Option clean,align,post-align,varcall,filter,stats: Use these options, if you want to run individual steps involved in variant calling steps. This will run variant calling steps starting from read cleaning/trimming, alignment to reference genome, post-alignment sam/bam format conversion, variant calling/filtering and finally generates mapping/variant statistics.
You can run a part of the pipeline by customizing the order of the -steps argument. For example, to skip the Trimmomatic cleaning part and instead run the pipeline from alignment step, run it with the following options:
"align,post-align,varcall,filter,stats"
Note: The order of variant calling steps needs to be sequential. If skipping any of the steps, make sure the previous steps finished without any errors and their results are already present in output folder.

2. Generate various Core/Non-core SNP consensus, SNP/Indel Matrices and recombination filtering with Gubbins:
Option core_All: This will run all the core SNP consensus/matrix generating steps.

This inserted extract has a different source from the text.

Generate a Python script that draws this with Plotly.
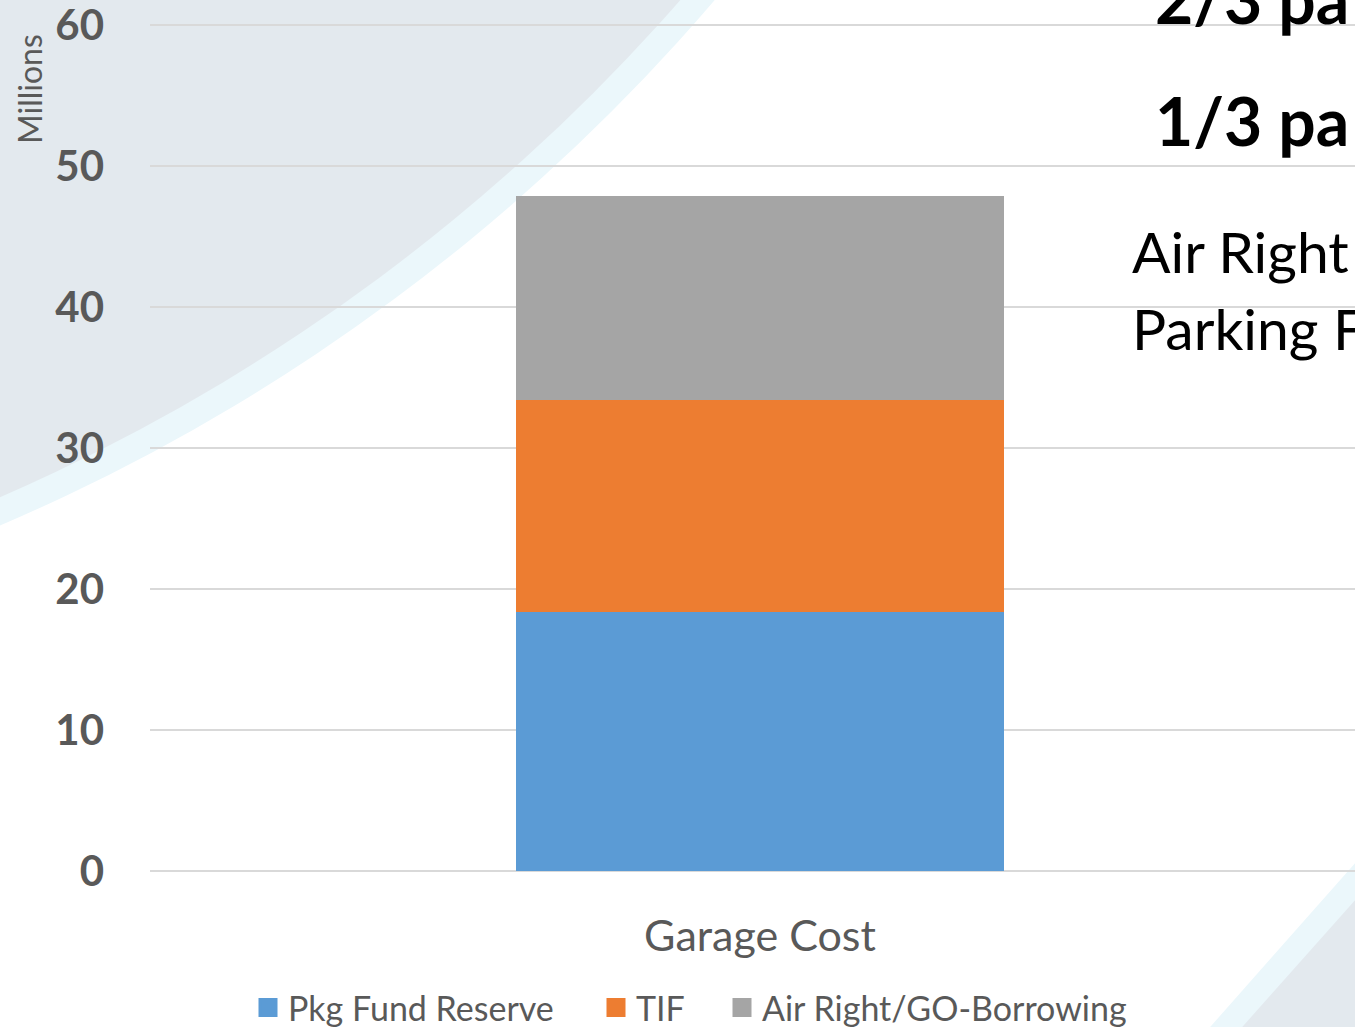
import plotly.graph_objects as go

# data
categories = ["Garage Cost"]
series_names = ["Pkg Fund Reserve", "TIF", "Air Right/GO-Borrowing"]
series_values = [[18.4], [15.0], [14.5]]
series_colors = ["#5b9bd5", "#ed7d31", "#a5a5a5"]
y_ticks = [0, 10, 20, 30, 40, 50, 60]

W, H = 1355, 1027
L, R, T, B = 150, 0, 24, 156
PW, PH = W - L - R, H - T - B


def px(x):
    return (x - L) / PW


def py(y):
    return (H - B - y) / PH


fig = go.Figure()

# one legend box per series so each entry can sit where it does in the original
legend_ids = ["legend", "legend2", "legend3"]
legend_left = [248, 596, 722]

for name, vals, col, lid in zip(series_names, series_values, series_colors, legend_ids):
    fig.add_trace(go.Bar(x=categories, y=vals, name=name, width=0.4,
                         marker=dict(color=col, line=dict(width=0)),
                         showlegend=False))
    # legend proxy with a bigger square
    fig.add_trace(go.Scatter(x=[None], y=[None], mode="markers", name=name, legend=lid,
                             marker=dict(symbol="square", size=16, color=col,
                                         line=dict(color=col, width=3))))

# background decoration (top-left disc, bottom-right corner)
shapes = [
    dict(type="circle", xref="paper", yref="paper", layer="below",
         x0=px(-768 - 1951), x1=px(-768 + 1951), y0=py(-1268 - 1951), y1=py(-1268 + 1951),
         fillcolor="#ebf7fb", line=dict(width=0)),
    dict(type="circle", xref="paper", yref="paper", layer="below",
         x0=px(-768 - 1925), x1=px(-768 + 1925), y0=py(-1268 - 1925), y1=py(-1268 + 1925),
         fillcolor="#e3e9ee", line=dict(width=0)),
    dict(type="path", xref="paper", yref="paper", layer="below",
         path=f"M{px(1196)},{py(1043)} L{px(1380)},{py(835)} L{px(1380)},{py(1043)} Z",
         fillcolor="#ebf7fb", line=dict(width=0)),
    dict(type="path", xref="paper", yref="paper", layer="below",
         path=f"M{px(1228)},{py(1043)} L{px(1380)},{py(872)} L{px(1380)},{py(1043)} Z",
         fillcolor="#e3e9ee", line=dict(width=0)),
]

annotations = [
    dict(text="Millions", x=px(29), y=py(89), xref="paper", yref="paper", textangle=-90,
         xanchor="center", yanchor="middle", showarrow=False,
         font=dict(family="Lato", size=32, color="#595959")),
    dict(text="<b>2/3 pa</b>", x=px(1153), y=py(-2), xref="paper", yref="paper",
         xanchor="left", yanchor="middle", showarrow=False,
         font=dict(family="Lato", size=66, color="#000000")),
    dict(text="<b>1/3 pa</b>", x=px(1153), y=py(121), xref="paper", yref="paper",
         xanchor="left", yanchor="middle", showarrow=False,
         font=dict(family="Lato", size=66, color="#000000")),
    dict(text="Air Right", x=px(1130), y=py(251), xref="paper", yref="paper",
         xanchor="left", yanchor="middle", showarrow=False,
         font=dict(family="Lato", size=57, color="#000000")),
    dict(text="Parking F", x=px(1130), y=py(328), xref="paper", yref="paper",
         xanchor="left", yanchor="middle", showarrow=False,
         font=dict(family="Lato", size=57, color="#000000")),
]

legend_style = dict(orientation="h", xanchor="left", y=py(1008), yanchor="middle",
                    font=dict(family="Lato", size=34, color="#595959"),
                    bgcolor="rgba(0,0,0,0)", borderwidth=0)

fig.update_layout(
    barmode="stack",
    width=W, height=H,
    margin=dict(l=L, r=R, t=T, b=B, pad=0, autoexpand=False),
    paper_bgcolor="white",
    plot_bgcolor="rgba(0,0,0,0)",
    shapes=shapes,
    annotations=annotations,
    showlegend=True,
    legend=dict(x=px(legend_left[0]), **legend_style),
    legend2=dict(x=px(legend_left[1]), **legend_style),
    legend3=dict(x=px(legend_left[2]), **legend_style),
    xaxis=dict(range=[-0.5, 0.4877], showgrid=False, zeroline=False, showline=False,
               ticks="", ticklabelstandoff=36,
               tickfont=dict(family="Lato", size=43, color="#595959")),
    yaxis=dict(range=[0, 60.1], tickvals=y_ticks, showgrid=True, gridcolor="#d9d9d9",
               gridwidth=1.5, zeroline=True, zerolinecolor="#d9d9d9", zerolinewidth=1.5,
               showline=False, ticks="", ticklabelstandoff=45, ticklabeloverflow="allow",
               tickfont=dict(family="Lato", size=42, color="#595959", weight="bold")),
)

fig.write_html("out.html", config={"displayModeBar": False},
               post_script="document.body.style.margin='0';")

Once the core variants and matrices are generated, the command will run gubbins and RAxML/iqtree jobs.
Note: Samples not meeting minimum Depth of Coverage threshold (10X) will be removed before running this step.
Some of the types of results generated by this step are:
- prefix_core_results directory under the output directory which will be the final results folder.
- intermediate data files required for generating core SNP matrix/consensus in vcf/fasta format.
- Various data matrices will be generated during this step that can be used for diagnosing variant filter criterias and their impact on overall distribution of core variants.
- Gubbins recombination filtered consensus fasta files and RaxML/Iqtree trees generated from this recombination filtered consensus.

usage: snpkit.py [-h] -type TYPE -readsdir DIR -index INDEX [-steps STEPS]
-analysis PREFIX -outdir OUTPUT [-cluster CLUSTER]
[-scheduler SCHEDULER] [-config CONFIG] [-suffix SUFFIX]
[-filenames FILENAMES] [-clean]
[-extract_unmapped EXTRACT_UNMAPPED] [-gubbins GUBBINS]
[-outgroup OUTGROUP] [-downsample DOWNSAMPLE]
[-coverage_depth COVERAGE_DEPTH] [-genomesize GENOMESIZE]
[-dryrun] [-mask] [-clip]
SNPKIT - A workflow for Microbial Variant Calling, Recombination detection and Phylogenetic tree reconstruction.
optional arguments:
-h, --help show this help message and exit
INPUT:
-type TYPE Type of illumina reads. Options: SE for single-end, PE for paired-end
-readsdir DIR path to input sequencing reads data folder.
-index INDEX Reference genome index name (prefix) as described in -config file.
-steps STEPS Run this part of snpkit. Options: All, core_All
All: run first part of snpkit - trimming, mapping, calling variants;
core_All: run second part of snpkit - filter variants, generate core/non-core multi-fasta alignments, SNP/Indel Matrices.
-analysis PREFIX prefix for output files.
OUTPUT:
-outdir OUTPUT output directory path ending with output directory name.
RESOURCES:
-cluster CLUSTER run snpkit in local or cluster mode. Default: local
-scheduler SCHEDULER Type of HPC job scheduler. Supports PBS, SLURM
SUBSAMPLE:
-downsample DOWNSAMPLE
Subsample reads to a default depth of 100X or user specified -coverage_depth
-coverage_depth COVERAGE_DEPTH
Downsample reads to this depth
-genomesize GENOMESIZE
Genome size to calculate raw coverage
Optional:
-config CONFIG Path to YAML config file. Default: snpkit config - snpkit/config
-suffix SUFFIX Custom fastq reads suffix. Default: fastq.gz. supports *.fastq, *.fastq.gz, *.fq.gz, *.fq;
-filenames FILENAMES Run snpkit on a subset of files in -readsdir folder. The file should contain single-end filename per line.
-clean Delete all intermediate files. Default: yes Options: yes, no
-gubbins GUBBINS Run Gubbins. Options: yes,no. Default: no
-dryrun Perform a trial run without running any jobs.
-mask Mask Gubbins detected recombinant region and run Iqtree on masked alignment
-clip Filter SAM file for soft and hard clipped alignments. Default: OFF
Development Phase:
-extract_unmapped EXTRACT_UNMAPPED
Extract unmapped reads, assemble it and detect AMR genes using ariba
-outgroup OUTGROUP Outgroup sample name. Alpha testing version. Not recommended.